WELL, JOHN KERRY HAS AT LEAST an even chance to be elected president. If some polls are right, he has a better than even chance. No doubt Lugar has given up his ambitions to be president, but the next best thing for a globalist such as Lugar would be to be Secretary of State. Now, Senator Kerry has already suggested that he might bring Sen. John McCain (R-AZ) into his administration if elected to the presidency, so why not Lugar? About the only thing that could explain Lugar’s behavior is that he is angling for Secretary of State in a Kerry Administration.

Of course, Lugar’s longtime associate and former Chief of Staff, Mitch Daniels, is running for governor of Indiana. Daniels thought he would be running in an open seat. But the incumbent governor up and died. And the lieutenant governor, who then became governor, said he was retiring too. Apparently, however, he liked living in the governor’s mansion. He now is running for election as the incumbent. If Kerry wins, and a Democrat were governor of Indiana, a Lugar appointment as Secretary of State would also put another Democrat in the U.S. Senate. That might even switch party control, which would be in Kerry’s interest.

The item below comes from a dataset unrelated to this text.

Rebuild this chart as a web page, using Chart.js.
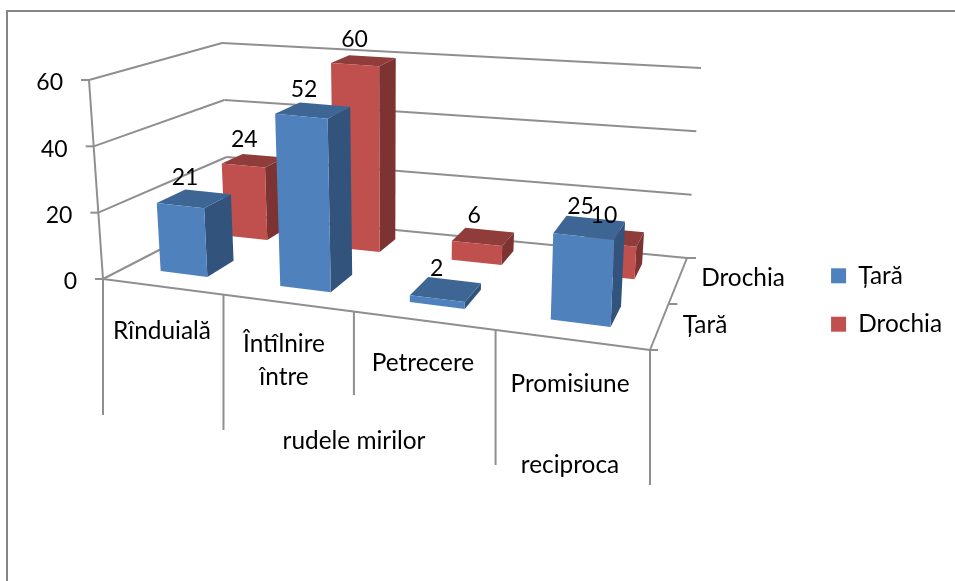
<!DOCTYPE html>
<html>
<head>
<meta charset="utf-8">
<title>Chart</title>
<script src="https://cdn.jsdelivr.net/npm/chart.js@4/dist/chart.umd.js"></script>
<style>
  html, body { margin: 0; padding: 0; background: #fff; overflow: hidden; }
  canvas { display: block; }
</style>
</head>
<body>
<canvas id="myChart" width="955" height="581"></canvas>
<script>
// values
const categories = ['Rînduială', 'Întîlnire între rudele mirilor', 'Petrecere', 'Promisiune reciproca'];
const seriesNames = ['Țară', 'Drochia'];
const taraValues = [21, 52, 2, 25];
const drochiaValues = [24, 60, 6, 10];
const yTicks = [0, 20, 40, 60];

// category axis text, wrapped the same way as the original
const axisText = ['Rînduială', 'Întîlnire', 'între', 'rudele mirilor', 'Petrecere', 'Promisiune', 'reciproca'];
const axisTextPos = [[162, 331], [284, 344], [284, 377], [354, 441], [423, 363], [570, 384], [570, 465]];
const tickEnds = [415, 430, 395, 465, 485];

// the box of the 3d plot on screen: floor and top, front and back corners
const floorFL = [103, 279], floorFR = [650, 350], floorBR = [687, 258], floorBL = [229, 214];
const topFL = [89, 80], topFR = [660, 135], topBR = [701, 68], topBL = [222, 43];
const perspective = 1.18;
// front and back of each series on the depth axis
const depthSlots = [[0.187, 0.42], [0.72, 0.89]];

const faceColors = [
  { front: '#4F81BD', top: '#3E6695', side: '#32547C' },
  { front: '#C0504D', top: '#8F3C3A', side: '#7C3331' }
];
const lineColor = '#8F8F8F';
const fontFamily = 'Lato, Carlito, sans-serif';
const textSize = 24.4;
const numberSize = 23;

function mix(a, b, k) {
  return [a[0] + (b[0] - a[0]) * k, a[1] + (b[1] - a[1]) * k];
}

// u along categories, v into the depth, h up the value axis, all 0..1
function project(u, v, h) {
  const t = u / (perspective - (perspective - 1) * u);
  const bottom = mix(mix(floorFL, floorFR, t), mix(floorBL, floorBR, t), v);
  const top = mix(mix(topFL, topFR, t), mix(topBL, topBR, t), v);
  return mix(bottom, top, h);
}

function line(ctx, a, b) {
  ctx.beginPath();
  ctx.moveTo(a[0], a[1]);
  ctx.lineTo(b[0], b[1]);
  ctx.stroke();
}

function face(ctx, pts, color) {
  ctx.fillStyle = color;
  ctx.beginPath();
  pts.forEach(function (p, i) {
    if (i === 0) ctx.moveTo(p[0], p[1]);
    else ctx.lineTo(p[0], p[1]);
  });
  ctx.closePath();
  ctx.fill();
}

function heightOf(scale, value) {
  return (scale.bottom - scale.getPixelForValue(value)) / (scale.bottom - scale.top);
}

const plot3d = {
  id: 'plot3d',
  beforeDatasetsDraw(chart) {
    const ctx = chart.ctx;
    const y = chart.scales.y;
    ctx.save();

    // outer frame, only left and top show
    ctx.strokeStyle = '#868686';
    ctx.lineWidth = 2;
    ctx.beginPath();
    ctx.moveTo(7, 581);
    ctx.lineTo(7, 11);
    ctx.lineTo(955, 11);
    ctx.stroke();

    ctx.strokeStyle = lineColor;
    ctx.lineWidth = 2;
    ctx.fillStyle = '#000';
    ctx.textBaseline = 'middle';

    // walls and value ticks
    ctx.font = numberSize + 'px ' + fontFamily;
    y.ticks.forEach(function (tick) {
      const h = heightOf(y, tick.value);
      const a = project(0, 0, h), b = project(0, 1, h), c = project(1, 1, h);
      line(ctx, a, b);
      line(ctx, b, c);
      line(ctx, [a[0] - 8, a[1]], a);
      ctx.textAlign = 'right';
      ctx.fillText(tick.label, a[0] - 26, a[1] + 3);
    });
    line(ctx, project(0, 0, 0), project(0, 0, 1));

    // floor edges
    line(ctx, project(0, 0, 0), project(1, 0, 0));
    line(ctx, project(1, 0, 0), project(1, 1, 0));
    line(ctx, project(1, 0, 0), [project(1, 0, 0)[0] + 8, project(1, 0, 0)[1]]);
    const midDepth = mix(project(1, 0, 0), project(1, 1, 0), 0.5);
    line(ctx, midDepth, [midDepth[0] + 9, midDepth[1]]);
    line(ctx, project(1, 1, 0), [project(1, 1, 0)[0] + 9, project(1, 1, 0)[1]]);

    // long category ticks under the floor
    tickEnds.forEach(function (end, i) {
      const p = project(i / categories.length, 0, 0);
      line(ctx, p, [p[0], end]);
    });

    ctx.font = textSize + 'px ' + fontFamily;
    ctx.textAlign = 'center';
    axisText.forEach(function (text, i) {
      ctx.fillText(text, axisTextPos[i][0], axisTextPos[i][1]);
    });
    ctx.fillText(seriesNames[1], 743, 278);
    ctx.fillText(seriesNames[0], 705, 325);
    ctx.restore();
  },
  // replaces the flat bar of each dataset with a box
  beforeDatasetDraw(chart, args) {
    const ctx = chart.ctx;
    const area = chart.chartArea;
    const y = chart.scales.y;
    const slot = depthSlots[args.index];
    const colors = faceColors[args.index];
    ctx.save();
    args.meta.data.forEach(function (bar, i) {
      const p = bar.getProps(['x', 'y', 'base', 'width'], true);
      const u0 = (p.x - p.width / 2 - area.left) / area.width;
      const u1 = (p.x + p.width / 2 - area.left) / area.width;
      const h = (y.bottom - p.y) / (y.bottom - y.top);
      const v0 = slot[0], v1 = slot[1];
      face(ctx, [project(u1, v0, 0), project(u1, v1, 0), project(u1, v1, h), project(u1, v0, h)], colors.side);
      face(ctx, [project(u0, v0, h), project(u1, v0, h), project(u1, v1, h), project(u0, v1, h)], colors.top);
      face(ctx, [project(u0, v0, 0), project(u1, v0, 0), project(u1, v0, h), project(u0, v0, h)], colors.front);
    });
    ctx.restore();
    return false;
  },
  afterDatasetsDraw(chart) {
    const ctx = chart.ctx;
    const area = chart.chartArea;
    const y = chart.scales.y;
    ctx.save();
    ctx.fillStyle = '#000';
    ctx.font = numberSize + 'px ' + fontFamily;
    ctx.textAlign = 'center';
    ctx.textBaseline = 'middle';
    [1, 0].forEach(function (index) {
      const slot = depthSlots[index];
      chart.getDatasetMeta(index).data.forEach(function (bar, i) {
        const p = bar.getProps(['x', 'y'], true);
        const u = (p.x - area.left) / area.width;
        const h = (y.bottom - p.y) / (y.bottom - y.top);
        const c = project(u, (slot[0] + slot[1]) / 2, h);
        ctx.fillText(chart.data.datasets[index].data[i], c[0] - 9, c[1] - 21);
      });
    });
    ctx.restore();
  }
};

window.addEventListener('load', function () {
  const ctx = document.getElementById('myChart').getContext('2d');
  const myChart = new Chart(ctx, {
    type: 'bar',
    data: {
      labels: categories,
      datasets: [{
        label: seriesNames[0],
        data: taraValues,
        backgroundColor: faceColors[0].front
      }, {
        label: seriesNames[1],
        data: drochiaValues,
        backgroundColor: faceColors[1].front
      }]
    },
    options: {
      responsive: false,
      animation: false,
      layout: { padding: { top: 19, right: 3, bottom: 0, left: 90 } },
      datasets: { bar: { grouped: false, categoryPercentage: 1, barPercentage: 0.4 } },
      scales: {
        x: { display: false },
        y: {
          display: false,
          min: 0,
          max: 60,
          afterBuildTicks: function (axis) {
            axis.ticks = yTicks.map(function (v) { return { value: v, label: String(v) }; });
          }
        }
      },
      plugins: {
        tooltip: { enabled: false },
        legend: {
          position: 'right',
          labels: {
            boxWidth: 15,
            boxHeight: 15,
            padding: 24,
            color: '#000',
            font: { family: fontFamily, size: textSize }
          }
        }
      }
    },
    plugins: [plot3d]
  });
});
</script>
</body>
</html>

That theory may be wrong, but whatever accounts for Lugar’s sudden rash of unfairness, the Senate majority leader, Bill Frist, who schedules legislation for a vote, must keep the Law of the Sea Treaty from coming to a vote.

Perhaps if Sen. Frist delivers a bit of reality to the chairman of the Senate Foreign Relations Committee, he will return to his penchant for fairness and decency. The old Lugar was certainly preferable to the new one.